Kategori :

Terkikisnya Identitas Lokal: Tugu Pagoda dan Gapura China di Pusat Kota Bandar Lampung Tuai Polemik

Bandar Lampung – Puspa Indo Media Pembangunan Tugu Pagoda dan Gapura bertuliskan huruf China di kawasan pusat kota Teluk Betung, Bandar Lampung, memantik kontroversi dan kritik tajam dari berbagai kalangan. Proyek yang dikerjakan oleh CV. Prabumulih dan dibiayai melalui APBD Kota Bandar Lampung Tahun 2024 ini dinilai tidak mencerminkan identitas budaya lokal, bahkan dianggap mengabaikan kearifan adat Lampung.

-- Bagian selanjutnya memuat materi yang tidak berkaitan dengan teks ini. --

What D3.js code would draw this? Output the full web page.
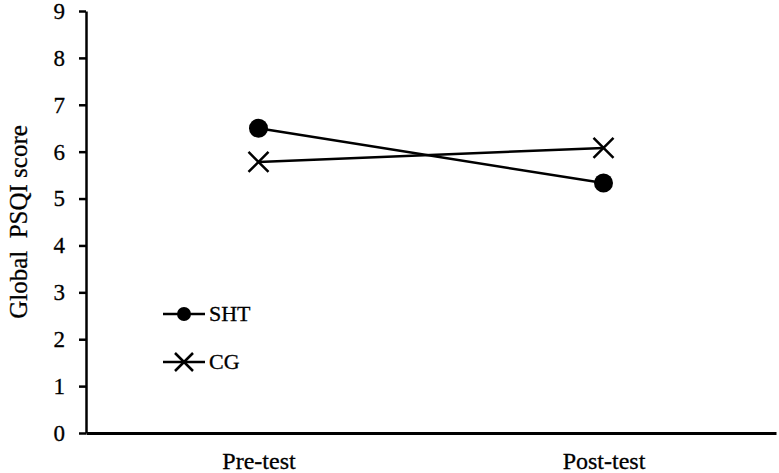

Dua proyek monumental yakni Tugu Pagoda dan Gapura Selamat Datang menjadi sorotan publik. Dari hasil penelusuran tim Puspa Indo Media bersama rekanan investigasi, ditemukan sejumlah kejanggalan baik secara konsep budaya maupun spesifikasi teknis proyek.

Tugu Pagoda dikerjakan oleh CV. Prabumulih dengan pagu anggaran Rp 968.136.450,00.

Gapura Selamat Datang bernilai Rp 1.972.962.533,73 bersumber dari APBD Kota Bandar Lampung 2024.

Kedua bangunan ini disebut memiliki arsitektur menyerupai kuil negeri China, lengkap dengan ornamen dan huruf China, menggantikan aksara Lampung yang sebelumnya menjadi ciri khas kota.

Proyek berada di bawah Dinas Pekerjaan Umum (PU) Kota Bandar Lampung dengan CV. Prabumulih sebagai pelaksana. Sementara pihak yang disoroti publik adalah Wali Kota Bandar Lampung, Eva Dwiana, yang dinilai lalai menjaga nilai-nilai budaya lokal dalam setiap kebijakan pembangunan.

Ketua PWDPI Kota Bandar Lampung, Indra Segalo-galo, turut mengecam keras keputusan tersebut.“Ini bentuk pelecehan terhadap identitas lokal. Wali Kota seharusnya menjunjung tinggi kearifan budaya Lampung, bukan menonjolkan simbol asing di ruang publik,” ujar Indra tegas di kantornya, Jumat (17/10/2025).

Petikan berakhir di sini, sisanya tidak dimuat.